(Records with drawing code)

--------

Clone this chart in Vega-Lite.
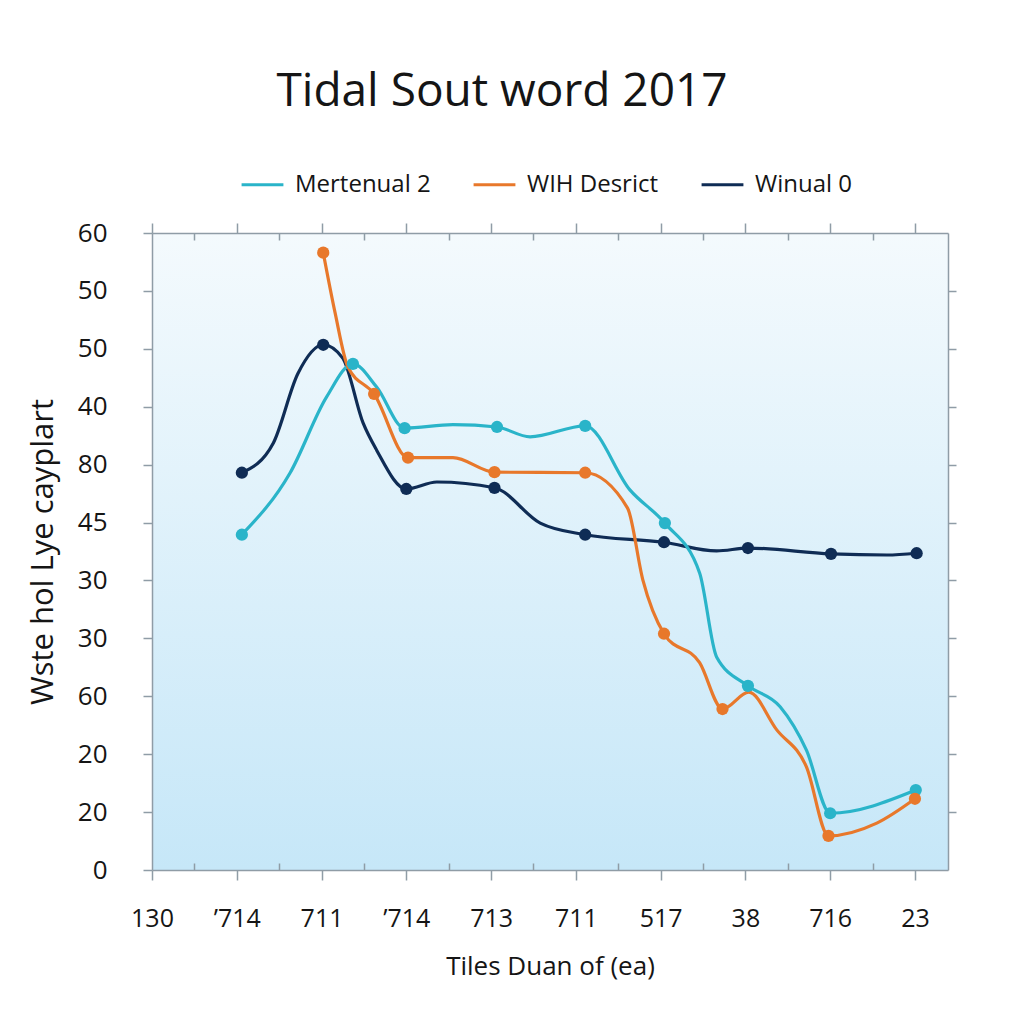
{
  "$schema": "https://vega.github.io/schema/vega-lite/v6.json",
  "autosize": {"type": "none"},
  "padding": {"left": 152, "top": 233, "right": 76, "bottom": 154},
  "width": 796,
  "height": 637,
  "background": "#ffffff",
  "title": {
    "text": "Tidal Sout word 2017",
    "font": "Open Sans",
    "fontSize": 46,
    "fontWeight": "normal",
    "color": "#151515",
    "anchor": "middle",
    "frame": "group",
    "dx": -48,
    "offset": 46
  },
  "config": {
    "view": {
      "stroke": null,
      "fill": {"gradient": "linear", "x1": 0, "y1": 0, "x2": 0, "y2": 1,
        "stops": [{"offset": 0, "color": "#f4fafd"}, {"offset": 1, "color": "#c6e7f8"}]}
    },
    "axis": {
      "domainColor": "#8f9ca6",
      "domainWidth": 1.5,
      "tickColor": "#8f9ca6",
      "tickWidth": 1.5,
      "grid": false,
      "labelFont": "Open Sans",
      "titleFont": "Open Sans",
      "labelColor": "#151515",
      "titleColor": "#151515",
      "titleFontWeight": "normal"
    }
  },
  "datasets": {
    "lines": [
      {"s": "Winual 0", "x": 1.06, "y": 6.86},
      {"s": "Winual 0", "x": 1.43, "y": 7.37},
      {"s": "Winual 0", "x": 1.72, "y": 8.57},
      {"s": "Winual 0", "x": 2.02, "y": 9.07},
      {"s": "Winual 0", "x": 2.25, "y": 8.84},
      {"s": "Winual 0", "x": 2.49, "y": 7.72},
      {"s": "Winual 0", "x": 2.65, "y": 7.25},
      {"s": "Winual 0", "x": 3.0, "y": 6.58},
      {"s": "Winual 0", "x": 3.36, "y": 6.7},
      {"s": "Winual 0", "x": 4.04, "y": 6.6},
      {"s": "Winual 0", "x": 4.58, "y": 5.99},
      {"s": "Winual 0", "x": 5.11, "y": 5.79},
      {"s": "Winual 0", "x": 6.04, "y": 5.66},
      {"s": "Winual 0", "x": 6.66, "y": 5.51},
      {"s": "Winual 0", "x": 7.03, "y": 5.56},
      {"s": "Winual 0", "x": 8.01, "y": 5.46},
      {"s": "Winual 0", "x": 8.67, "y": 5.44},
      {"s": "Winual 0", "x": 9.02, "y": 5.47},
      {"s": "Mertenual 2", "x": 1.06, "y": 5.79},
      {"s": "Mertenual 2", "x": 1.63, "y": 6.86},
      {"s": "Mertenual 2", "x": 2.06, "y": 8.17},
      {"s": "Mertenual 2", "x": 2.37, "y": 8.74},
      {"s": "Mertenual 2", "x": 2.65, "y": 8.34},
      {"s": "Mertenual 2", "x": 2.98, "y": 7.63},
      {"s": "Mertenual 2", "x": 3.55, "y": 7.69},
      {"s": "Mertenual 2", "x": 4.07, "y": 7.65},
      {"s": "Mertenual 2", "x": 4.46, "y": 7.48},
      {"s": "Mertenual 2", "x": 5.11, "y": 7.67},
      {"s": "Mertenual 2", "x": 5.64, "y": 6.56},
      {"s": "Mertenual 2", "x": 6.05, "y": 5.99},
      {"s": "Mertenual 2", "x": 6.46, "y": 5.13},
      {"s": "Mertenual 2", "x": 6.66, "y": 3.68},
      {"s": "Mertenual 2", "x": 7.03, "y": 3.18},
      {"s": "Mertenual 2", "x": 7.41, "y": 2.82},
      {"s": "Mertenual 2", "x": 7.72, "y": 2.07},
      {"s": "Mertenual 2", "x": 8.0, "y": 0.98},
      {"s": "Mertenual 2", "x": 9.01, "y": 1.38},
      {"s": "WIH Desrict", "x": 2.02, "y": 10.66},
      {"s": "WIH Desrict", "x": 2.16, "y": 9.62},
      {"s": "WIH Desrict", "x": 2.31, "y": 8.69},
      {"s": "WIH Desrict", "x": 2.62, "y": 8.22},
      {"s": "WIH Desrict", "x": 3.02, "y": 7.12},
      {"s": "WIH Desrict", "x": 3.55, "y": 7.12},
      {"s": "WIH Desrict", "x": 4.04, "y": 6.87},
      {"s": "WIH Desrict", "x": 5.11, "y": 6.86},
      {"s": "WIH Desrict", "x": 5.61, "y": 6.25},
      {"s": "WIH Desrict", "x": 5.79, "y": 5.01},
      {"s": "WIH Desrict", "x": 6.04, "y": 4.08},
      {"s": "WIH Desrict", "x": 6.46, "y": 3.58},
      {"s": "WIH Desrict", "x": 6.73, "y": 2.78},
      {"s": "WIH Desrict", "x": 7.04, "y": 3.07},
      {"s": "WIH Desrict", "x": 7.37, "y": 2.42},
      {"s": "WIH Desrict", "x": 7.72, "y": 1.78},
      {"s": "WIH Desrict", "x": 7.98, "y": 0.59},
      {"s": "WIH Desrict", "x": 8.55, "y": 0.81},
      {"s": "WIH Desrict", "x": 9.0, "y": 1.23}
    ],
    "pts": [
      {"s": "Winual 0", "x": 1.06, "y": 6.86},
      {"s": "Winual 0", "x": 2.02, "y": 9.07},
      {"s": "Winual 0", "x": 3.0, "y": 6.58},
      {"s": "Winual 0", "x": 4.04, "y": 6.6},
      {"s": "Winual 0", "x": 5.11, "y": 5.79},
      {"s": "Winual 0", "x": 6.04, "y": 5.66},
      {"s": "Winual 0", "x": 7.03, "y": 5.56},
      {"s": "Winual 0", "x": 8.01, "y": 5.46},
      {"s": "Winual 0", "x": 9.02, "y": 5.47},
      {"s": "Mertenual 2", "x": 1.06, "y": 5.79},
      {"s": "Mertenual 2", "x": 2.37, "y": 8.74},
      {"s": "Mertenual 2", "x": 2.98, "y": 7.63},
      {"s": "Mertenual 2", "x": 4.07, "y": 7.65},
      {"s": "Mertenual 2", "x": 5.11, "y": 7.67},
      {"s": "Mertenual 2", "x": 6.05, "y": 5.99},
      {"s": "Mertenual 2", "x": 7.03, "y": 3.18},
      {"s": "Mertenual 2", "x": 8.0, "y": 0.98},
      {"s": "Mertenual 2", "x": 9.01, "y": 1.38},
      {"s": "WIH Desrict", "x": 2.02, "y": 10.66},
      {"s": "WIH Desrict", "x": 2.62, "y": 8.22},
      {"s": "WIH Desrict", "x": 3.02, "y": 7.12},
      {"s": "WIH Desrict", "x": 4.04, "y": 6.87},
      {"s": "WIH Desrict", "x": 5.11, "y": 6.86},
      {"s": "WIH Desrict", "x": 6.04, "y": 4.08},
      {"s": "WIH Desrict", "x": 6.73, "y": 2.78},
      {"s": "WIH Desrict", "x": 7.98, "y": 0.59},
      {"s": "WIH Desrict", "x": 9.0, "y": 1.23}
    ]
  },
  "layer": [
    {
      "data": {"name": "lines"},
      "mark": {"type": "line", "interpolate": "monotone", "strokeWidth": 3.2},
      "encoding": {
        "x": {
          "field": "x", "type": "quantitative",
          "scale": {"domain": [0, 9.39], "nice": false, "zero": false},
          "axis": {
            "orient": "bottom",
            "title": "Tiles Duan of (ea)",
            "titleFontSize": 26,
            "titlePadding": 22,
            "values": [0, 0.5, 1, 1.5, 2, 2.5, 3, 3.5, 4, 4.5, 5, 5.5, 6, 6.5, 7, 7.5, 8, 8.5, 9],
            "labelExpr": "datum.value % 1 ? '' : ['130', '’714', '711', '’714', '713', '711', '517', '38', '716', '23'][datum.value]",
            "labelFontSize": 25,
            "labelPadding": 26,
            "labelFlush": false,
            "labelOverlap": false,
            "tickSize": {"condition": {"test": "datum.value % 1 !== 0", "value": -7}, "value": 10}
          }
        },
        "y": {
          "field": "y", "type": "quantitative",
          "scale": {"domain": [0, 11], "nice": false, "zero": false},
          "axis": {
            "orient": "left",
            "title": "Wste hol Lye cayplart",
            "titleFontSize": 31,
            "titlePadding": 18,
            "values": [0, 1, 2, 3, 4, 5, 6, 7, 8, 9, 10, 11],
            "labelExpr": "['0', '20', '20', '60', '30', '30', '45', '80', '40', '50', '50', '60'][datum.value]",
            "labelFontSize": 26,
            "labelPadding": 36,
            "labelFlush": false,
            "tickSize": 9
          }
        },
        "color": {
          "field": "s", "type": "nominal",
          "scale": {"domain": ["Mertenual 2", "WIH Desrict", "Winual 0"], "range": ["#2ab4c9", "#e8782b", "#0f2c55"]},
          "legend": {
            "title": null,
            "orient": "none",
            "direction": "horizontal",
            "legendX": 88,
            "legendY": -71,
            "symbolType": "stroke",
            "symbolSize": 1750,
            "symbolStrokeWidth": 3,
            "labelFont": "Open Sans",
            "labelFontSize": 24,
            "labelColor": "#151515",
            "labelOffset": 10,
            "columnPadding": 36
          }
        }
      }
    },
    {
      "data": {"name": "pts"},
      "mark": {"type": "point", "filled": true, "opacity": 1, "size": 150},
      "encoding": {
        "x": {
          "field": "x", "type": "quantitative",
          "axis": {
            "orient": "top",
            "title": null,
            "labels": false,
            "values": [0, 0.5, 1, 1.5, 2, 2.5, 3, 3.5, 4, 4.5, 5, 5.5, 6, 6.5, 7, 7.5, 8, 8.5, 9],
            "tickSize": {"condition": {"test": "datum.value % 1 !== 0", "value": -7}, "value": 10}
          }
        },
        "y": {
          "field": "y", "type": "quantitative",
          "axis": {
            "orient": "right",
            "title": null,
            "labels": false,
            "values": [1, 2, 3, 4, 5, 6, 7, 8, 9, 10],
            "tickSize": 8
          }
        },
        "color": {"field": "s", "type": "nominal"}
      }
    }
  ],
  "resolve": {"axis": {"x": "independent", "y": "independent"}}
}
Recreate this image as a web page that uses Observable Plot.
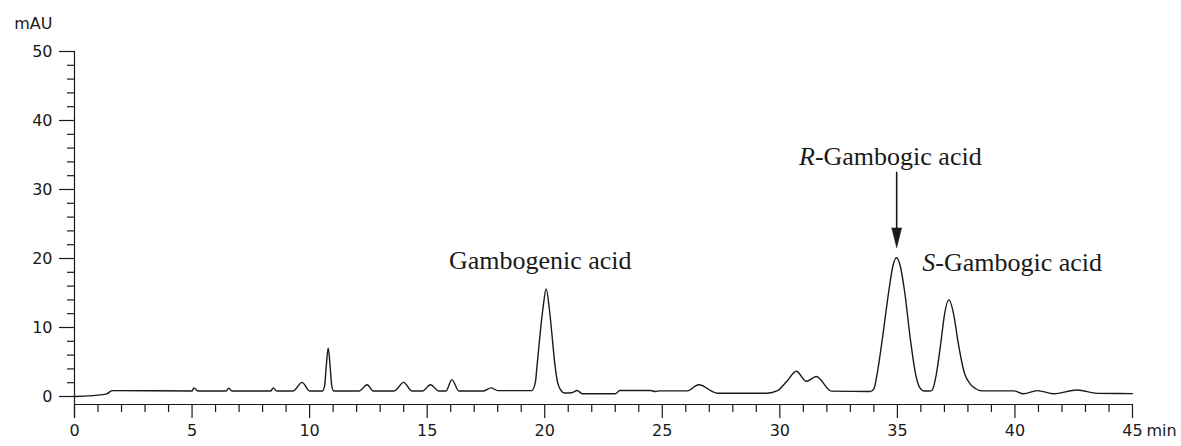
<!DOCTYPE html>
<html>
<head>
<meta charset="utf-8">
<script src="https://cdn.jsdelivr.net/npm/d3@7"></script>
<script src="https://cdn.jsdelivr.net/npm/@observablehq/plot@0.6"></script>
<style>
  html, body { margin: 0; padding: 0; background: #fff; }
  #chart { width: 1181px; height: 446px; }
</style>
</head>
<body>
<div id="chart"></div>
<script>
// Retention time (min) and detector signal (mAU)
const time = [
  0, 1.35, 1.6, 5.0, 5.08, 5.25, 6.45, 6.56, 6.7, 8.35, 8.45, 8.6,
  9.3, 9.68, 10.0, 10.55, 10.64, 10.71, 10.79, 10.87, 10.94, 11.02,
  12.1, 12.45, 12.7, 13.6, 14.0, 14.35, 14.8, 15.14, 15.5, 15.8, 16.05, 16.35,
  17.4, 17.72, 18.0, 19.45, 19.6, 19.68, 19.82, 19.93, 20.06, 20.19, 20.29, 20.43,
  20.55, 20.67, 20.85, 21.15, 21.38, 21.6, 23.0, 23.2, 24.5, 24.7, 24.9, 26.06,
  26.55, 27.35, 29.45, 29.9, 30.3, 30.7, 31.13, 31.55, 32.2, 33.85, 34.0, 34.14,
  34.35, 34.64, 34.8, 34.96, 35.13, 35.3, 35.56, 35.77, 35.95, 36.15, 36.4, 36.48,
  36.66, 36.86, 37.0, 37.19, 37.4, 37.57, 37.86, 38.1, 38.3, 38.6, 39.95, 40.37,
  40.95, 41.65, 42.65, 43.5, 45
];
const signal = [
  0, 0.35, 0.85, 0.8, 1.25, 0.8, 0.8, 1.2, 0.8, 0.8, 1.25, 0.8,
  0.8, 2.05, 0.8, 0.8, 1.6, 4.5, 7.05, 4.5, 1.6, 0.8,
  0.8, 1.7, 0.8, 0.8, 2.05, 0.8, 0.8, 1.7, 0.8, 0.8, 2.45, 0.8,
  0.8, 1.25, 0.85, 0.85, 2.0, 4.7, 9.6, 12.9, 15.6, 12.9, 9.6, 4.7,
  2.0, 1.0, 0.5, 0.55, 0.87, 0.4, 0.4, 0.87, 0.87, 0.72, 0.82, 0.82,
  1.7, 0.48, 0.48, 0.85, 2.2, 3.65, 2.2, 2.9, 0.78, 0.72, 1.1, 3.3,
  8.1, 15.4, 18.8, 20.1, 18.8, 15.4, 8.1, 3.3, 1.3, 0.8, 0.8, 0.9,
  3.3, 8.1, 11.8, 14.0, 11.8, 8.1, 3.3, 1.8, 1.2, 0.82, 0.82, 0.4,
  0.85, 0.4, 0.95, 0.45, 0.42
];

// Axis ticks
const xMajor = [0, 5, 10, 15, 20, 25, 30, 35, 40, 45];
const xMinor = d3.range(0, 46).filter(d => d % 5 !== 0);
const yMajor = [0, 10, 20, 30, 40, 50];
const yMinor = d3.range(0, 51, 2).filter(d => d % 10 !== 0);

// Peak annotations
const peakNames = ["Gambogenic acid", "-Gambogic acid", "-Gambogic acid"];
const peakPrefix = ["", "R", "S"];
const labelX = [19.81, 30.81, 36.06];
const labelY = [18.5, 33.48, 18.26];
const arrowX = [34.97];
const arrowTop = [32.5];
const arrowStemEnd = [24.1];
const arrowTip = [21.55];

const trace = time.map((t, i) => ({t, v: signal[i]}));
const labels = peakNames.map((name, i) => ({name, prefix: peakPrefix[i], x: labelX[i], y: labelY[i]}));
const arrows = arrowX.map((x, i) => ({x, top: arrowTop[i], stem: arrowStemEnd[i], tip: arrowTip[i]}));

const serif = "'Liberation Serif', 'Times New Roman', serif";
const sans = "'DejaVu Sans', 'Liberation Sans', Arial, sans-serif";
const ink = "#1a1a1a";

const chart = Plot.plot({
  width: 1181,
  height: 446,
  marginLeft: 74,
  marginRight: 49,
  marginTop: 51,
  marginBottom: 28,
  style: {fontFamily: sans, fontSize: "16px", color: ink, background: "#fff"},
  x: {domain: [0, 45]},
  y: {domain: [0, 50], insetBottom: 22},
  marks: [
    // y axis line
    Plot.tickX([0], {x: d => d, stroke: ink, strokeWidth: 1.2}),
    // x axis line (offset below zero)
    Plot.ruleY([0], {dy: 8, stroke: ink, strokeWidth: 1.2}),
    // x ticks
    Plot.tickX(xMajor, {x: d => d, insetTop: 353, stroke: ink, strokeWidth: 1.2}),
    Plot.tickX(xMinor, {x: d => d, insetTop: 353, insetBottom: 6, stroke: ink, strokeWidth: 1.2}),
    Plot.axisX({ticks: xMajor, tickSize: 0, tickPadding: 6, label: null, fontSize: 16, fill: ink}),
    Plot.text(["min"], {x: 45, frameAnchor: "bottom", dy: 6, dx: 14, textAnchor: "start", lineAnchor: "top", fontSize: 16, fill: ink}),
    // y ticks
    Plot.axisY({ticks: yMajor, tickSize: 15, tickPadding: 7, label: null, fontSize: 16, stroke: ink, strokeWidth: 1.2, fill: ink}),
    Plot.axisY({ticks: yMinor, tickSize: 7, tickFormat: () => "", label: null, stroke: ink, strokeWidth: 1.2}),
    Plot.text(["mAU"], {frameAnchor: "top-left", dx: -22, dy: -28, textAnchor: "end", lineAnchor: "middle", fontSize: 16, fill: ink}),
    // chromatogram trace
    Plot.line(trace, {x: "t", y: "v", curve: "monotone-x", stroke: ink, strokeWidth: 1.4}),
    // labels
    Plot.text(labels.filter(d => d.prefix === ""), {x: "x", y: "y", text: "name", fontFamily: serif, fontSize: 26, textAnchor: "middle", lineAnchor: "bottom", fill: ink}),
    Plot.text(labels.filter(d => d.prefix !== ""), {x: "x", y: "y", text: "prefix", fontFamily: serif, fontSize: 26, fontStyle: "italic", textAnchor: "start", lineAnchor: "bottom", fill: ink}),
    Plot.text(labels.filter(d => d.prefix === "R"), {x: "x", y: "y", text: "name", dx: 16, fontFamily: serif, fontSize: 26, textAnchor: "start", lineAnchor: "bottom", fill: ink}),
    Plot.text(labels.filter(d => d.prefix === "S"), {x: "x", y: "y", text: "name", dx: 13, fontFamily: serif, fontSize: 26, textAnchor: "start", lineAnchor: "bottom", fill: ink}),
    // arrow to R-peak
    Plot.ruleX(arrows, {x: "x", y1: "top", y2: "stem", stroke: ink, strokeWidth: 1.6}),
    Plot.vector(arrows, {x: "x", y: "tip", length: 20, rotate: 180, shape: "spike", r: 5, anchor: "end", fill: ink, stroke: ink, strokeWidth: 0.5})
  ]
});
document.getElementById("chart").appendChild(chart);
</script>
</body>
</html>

--------

**TASK TO CARRY OUT**: Tell how many lines of the records above hold the string "this". Give no other text.

**TASK RESPONSE**: 2